Under the congressional budget plan, by 2027 Head Start could serve roughly 170,000 fewer children than in 2016 — unless it took drastic measures to reduce its cost and quality — if Head Start were cut by the same share as NDD overall. Head Start is an important source of early education for African American children. In 2015-16, Head Start served roughly 320,000 African American children, about 29 percent of all children served.
- Job training. This area has already seen very large cuts, and these would deepen. In 2017, funding for the basic job training formula grants under the Workforce Investment Opportunity Act was 19 percent below the 2010 level and 40 percent below the 2001 level, adjusted for inflation. Under the congressional budget plan, if job training is cut by the same percentage as overall NDD funding, by 2027 it would be 33 percent below the 2010 level and 50 percent below the 2001 level. These programs assist roughly 7 million people each year, with services ranging from job search assistance and counseling to intensive training.

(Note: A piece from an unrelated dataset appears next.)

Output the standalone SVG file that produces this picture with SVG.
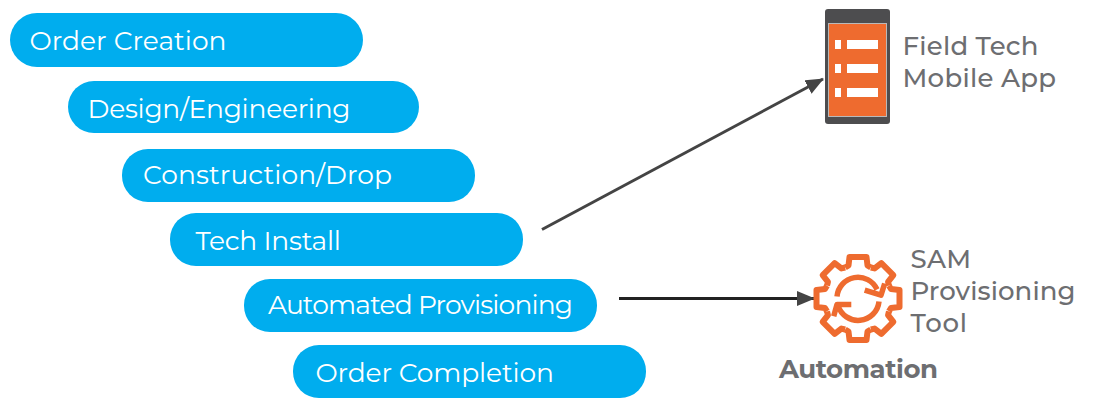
<svg xmlns="http://www.w3.org/2000/svg" width="1094" height="398" viewBox="0 0 1094 398">
<style>
.p{fill:#00adee}
.t{font-family:"Montserrat","Lato","Open Sans",sans-serif;font-size:26.5px;fill:#fff}
.g{font-family:"Montserrat","Lato","Open Sans",sans-serif;font-size:26px;fill:#6d6e71;font-weight:500}
.o{fill:#ee6b2f}
.w{fill:#fff}
.c{fill:none;stroke-width:3}
.s{fill:none;stroke:#ee6b2f;stroke-width:6;stroke-linejoin:round;stroke-linecap:butt}
</style>
<defs>
<marker id="a" markerUnits="userSpaceOnUse" markerWidth="18" markerHeight="16" refX="17" refY="8" orient="auto"><path d="M0 0.5L18 8L0 15.5z" fill="#444"/></marker>
<path id="tooth" class="s" d="M-12.8 -31L-9.5 -33L-8.5 -41.5H8.5L9.5 -33L12.8 -31"/>
</defs>
<g id="n1"><rect class="p" x="10" y="13" width="353" height="54" rx="27"/><text class="t" x="29.5" y="50" textLength="197">Order Creation</text></g>
<g id="n2"><rect class="p" x="68" y="81" width="351" height="52" rx="26"/><text class="t" x="87.5" y="118" textLength="263">Design/Engineering</text></g>
<g id="n3"><rect class="p" x="122" y="149" width="353" height="53" rx="26"/><text class="t" x="143" y="184" textLength="249">Construction/Drop</text></g>
<g id="n4"><rect class="p" x="170" y="213" width="353" height="53" rx="26"/><text class="t" x="195.500" y="250" textLength="145.500">Tech Install</text></g>
<g id="n5"><rect class="p" x="244" y="279" width="353" height="53" rx="26"/><text class="t" x="268" y="314" textLength="305">Automated Provisioning</text></g>
<g id="n6"><rect class="p" x="293" y="345" width="353" height="53" rx="26"/><text class="t" x="315.500" y="382" textLength="238.500">Order Completion</text></g>
<g id="connectors"><path d="M542 229.500L823 79" stroke="#444" class="c" marker-end="url(#a)"/><path d="M619 298.500H814" stroke="#222" class="c" marker-end="url(#a)"/></g>
<g id="app"><rect x="825" y="9" width="65" height="115" rx="3" fill="#4d4d4f"/><rect class="o" x="828.5" y="23.500" width="58" height="93" stroke="#b9b9b9"/>
<rect class="w" x="835" y="40" width="6" height="9"/><rect class="w" x="847" y="40" width="31" height="9"/>
<rect class="w" x="835" y="64" width="6" height="9"/><rect class="w" x="847" y="64" width="31" height="9"/>
<rect class="w" x="835" y="88" width="6" height="9"/><rect class="w" x="847" y="88" width="31" height="9"/>
<text class="g" x="902.500" y="55" textLength="136">Field Tech</text><text class="g" x="902.500" y="87" textLength="153.500">Mobile App</text></g>
<g id="sam"><g transform="translate(858 298.500)">
<use href="#tooth"/><use href="#tooth" transform="rotate(45)"/><use href="#tooth" transform="rotate(90)"/><use href="#tooth" transform="rotate(135)"/><use href="#tooth" transform="rotate(180)"/><use href="#tooth" transform="rotate(225)"/><use href="#tooth" transform="rotate(270)"/><use href="#tooth" transform="rotate(315)"/>
<path class="s" style="stroke-width:5.500" d="M-21 -2A21 21 0 0 1 19 -9M6.700 -8.300L23 -3.300L26.700 -15M21 3A21 21 0 0 1 -20 7M-6.700 6H-21L-24.300 17.700"/></g>
<text class="g" x="910.500" y="268" textLength="60.500">SAM</text><text class="g" x="910.500" y="300" textLength="165">Provisioning</text><text class="g" x="910.500" y="332" textLength="56.500">Tool</text><text class="g" x="779" y="378" textLength="159" style="font-weight:700">Automation</text></g>
</svg>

- Housing assistance. Housing assistance is essential in helping low-income families to pay the rent, yet only 1 in 4 eligible families receive rental assistance due to inadequate funding. The Trump and congressional budget plans would likely result in large cuts to rental assistance (including vouchers, aid tied to certain private developments, and public housing), with the cuts growing over time. For example, by 2027, an estimated 900,000 low-income households would lose rental assistance under the congressional plan, if housing programs bear a proportional share of the budget’s NDD cuts. Such cuts would increase homelessness and housing insecurity. In 2016, some 47 percent of rental assistance recipients, or nearly 4.6 million people, were African American.
The Bottom Line: Program Cuts Would Outweigh Most Families’ Tax Cuts
The GOP tax framework released in late September and the House Ways and Means tax proposal would provide very large tax cuts to the wealthiest Americans and profitable corporations, while providing only modest or no help to millions of low- and moderate-income households. Indeed, under the House plan, 10 million children in low-income working families would not benefit at all from the proposed expansion in the Child Tax Credit and 13 million additional children would receive less than the full $600-per-child increase available to higher-income families. When Congress turns its attention to paying for those tax cuts, most African American families would likely lose more from cuts in areas such as health care, child care assistance, college aid and job training, food assistance, and refundable tax credits — that is, from programs that provide them with needed support or promote their upward mobility — than they would gain from the heavily skewed tax cuts.